Oct 04, 2010

Aboriginals of Australia: Museum Shows Contemporary Natives’ Art


Over three months a globally important collection of art and culture will be showcased in Australia which hopes to bring a younger audience into contact with aboriginal culture.

Below is an article published by the Daily Evergreen

 

WSU's Museum of Art showed “Contemporary Australian Aboriginal Art: From the Collection of Margaret Levi and Robert Kaplan,” Thursday [30 September 2010] . The new, free exhibit is open to the public from Oct. 1 through Dec. 11.

“It’s a fabulous collection ... It literally is globally important," said Debby Stinson, the marketing manager for the WSU Museum of Art. "It’s not the kind of show you’re going to see just anywhere.” Stinson said she had never seen Aboriginal art up close before.

“All of (the art) has a similar link in that they’re maps ... of the mind, and they tend to also be maps of the place where the people have traveled or where they’ve traveled in the dreaming state of the mind,” she said. “It’s a really beautiful tradition.” Senior mechanical engineering major David Atkinson said he shared Stinson’s enthusiasm for the new exhibit.

“It’s really interesting, because it’s a different culture," he said. "It’s completely different than what I would know anything about.” Pauline Sameshima, assistant professor in the Department of Teaching and Learning, designed the exhibit’s companion website (wsumuseumclass.com) and emphasized the possible impact the exhibit had on younger visiting students.

“There’s all kinds of connections to the art,” she said. “For kids, coming and seeing the dot paintings and the bright colors, it’s just ... when they think about painting as lines and dots, they’re going to go, ‘Yeah, I can do it.’” Both Sameshima and Stinson said they were excited about attendance at the opening reception and following lecture, which was conducted by collection owners Margaret Levi and Robert Kaplan.
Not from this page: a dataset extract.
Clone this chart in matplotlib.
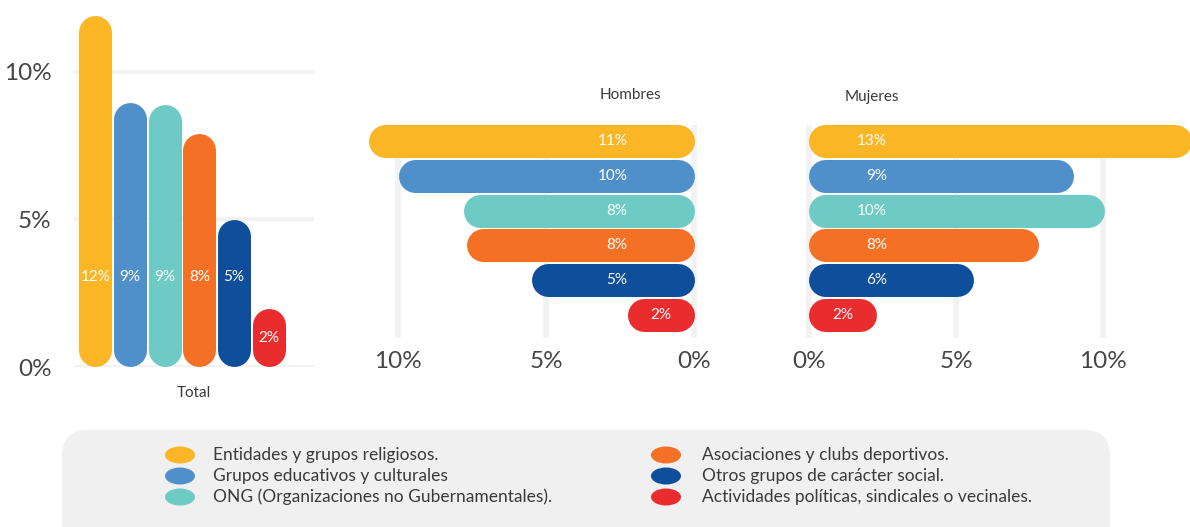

“We’re very excited at the number of people who’ve shown up,” said Stinson. “We have almost 800 kids already scheduled to come through the museum and view the art, and that makes me really, really happy.” Levi and Kaplan’s lecture on their collection covered everything from the social dynamic of the art within contemporary Aboriginal societies to the use of art within the culture.
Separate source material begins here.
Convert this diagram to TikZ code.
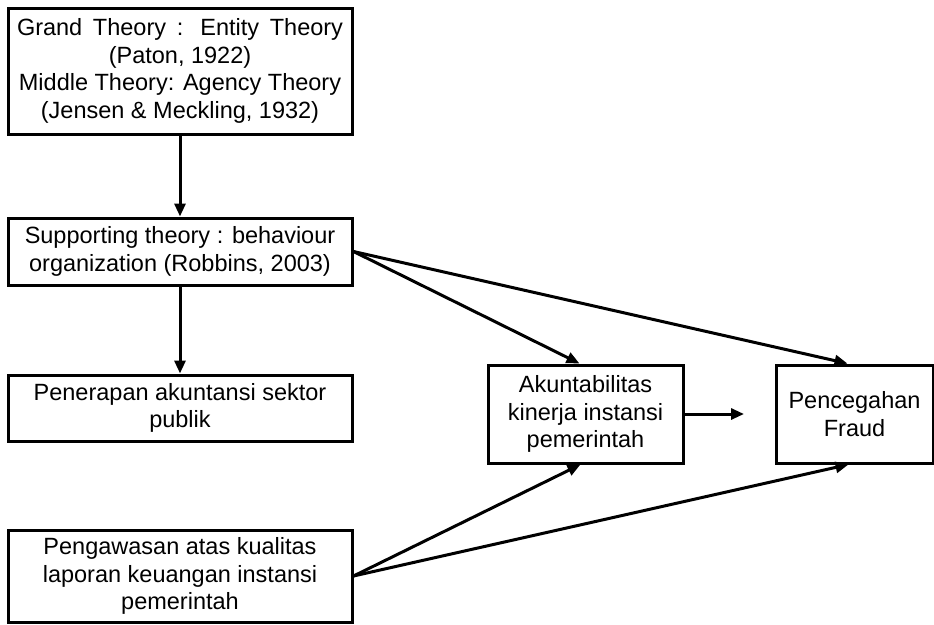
\documentclass[tikz,border=0pt]{standalone}
\usepackage{fontspec}
\setmainfont{Liberation Sans}
\usetikzlibrary{arrows.meta}
\begin{document}
\begin{tikzpicture}[x=1pt,y=1pt,
  box/.style={draw=black, line width=3pt, fill=white, inner sep=0pt, align=center,
    font=\fontsize{23.5}{27.5}\selectfont, text=black},
  conn/.style={line width=3pt, -{Triangle[length=13pt,width=11pt]}}]
\useasboundingbox (0,0) rectangle (934,-624);
\node[box, minimum width=344, minimum height=126] (grand) at (180,-71)
  {\makebox[326pt][s]{Grand Theory : Entity Theory}\\(Paton, 1922)\\Middle Theory: Agency Theory\\(Jensen \& Meckling, 1932)};
\node[box, minimum width=344, minimum height=67] (sup) at (180,-251.5)
  {Supporting theory : behaviour\\organization (Robbins, 2003)};
\node[box, minimum width=344, minimum height=66] (pen) at (180,-408)
  {Penerapan akuntansi sektor\\publik};
\node[box, minimum width=344, minimum height=92] (peng) at (180,-576)
  {Pengawasan atas kualitas\\laporan keuangan instansi\\pemerintah};
\node[box, minimum width=195, minimum height=98] (akun) at (585.5,-414)
  {Akuntabilitas\\kinerja instansi\\pemerintah};
\node[box, minimum width=157, minimum height=98] (frau) at (854.5,-414)
  {Pencegahan\\Fraud};
\coordinate (akend) at (744,-414);
\draw[conn] (grand.south) -- (sup.north);
\draw[conn] (sup.south) -- (pen.north);
\draw[conn] (sup.east) -- ([xshift=-6pt]akun.north);
\draw[conn] (sup.east) -- ([xshift=-7pt]frau.north);
\draw[conn] (peng.east) -- ([xshift=-5pt]akun.south);
\draw[conn] (peng.east) -- ([xshift=-6pt]frau.south);
\draw[conn] (akun.east) -- (akend);
\end{tikzpicture}
\end{document}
“This has been a continuous art form amongst the Aboriginals of Australia for the last 40,000 years,” said Kaplan.

The talk focused on the temporary and ceremonial nature of the artwork, which included works in sand, scarification, body painting and rock painting, according to Levi and Kaplan.

“(The art) was intended to be used while they were there, but nothing could be carried with them,” said Kaplan.
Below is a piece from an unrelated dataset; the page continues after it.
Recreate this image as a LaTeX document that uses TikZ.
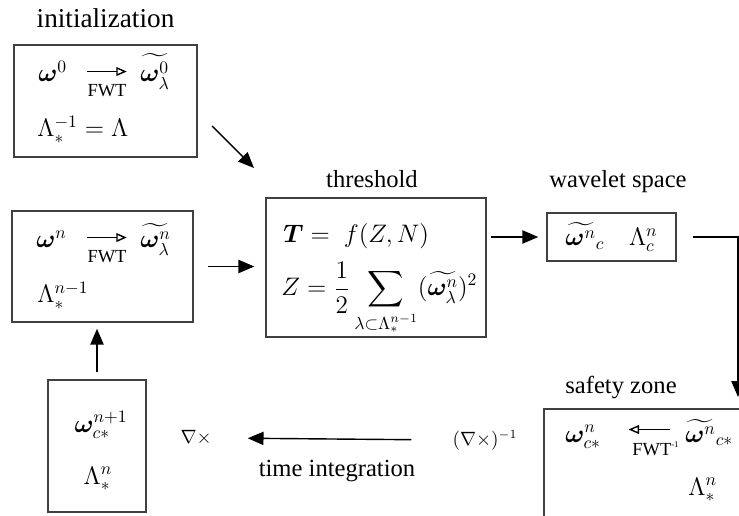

Levi said the art was for ceremonial purposes as a rule, and it was then forgotten or wiped clean.

Kaplan said the artwork had utilitarian purposes for the Aboriginal peoples to convey both stories and geographical information about certain regions.

“Most of Aboriginal paintings are maps,” said Kaplan. “It’s like painting a kangaroo, but that kangaroo is from a specific area. So (the kangaroo) is really talking about a specific area. These lines (in the painting) show paths between waterholes where people would have to know to be able to get to the next waterhole.”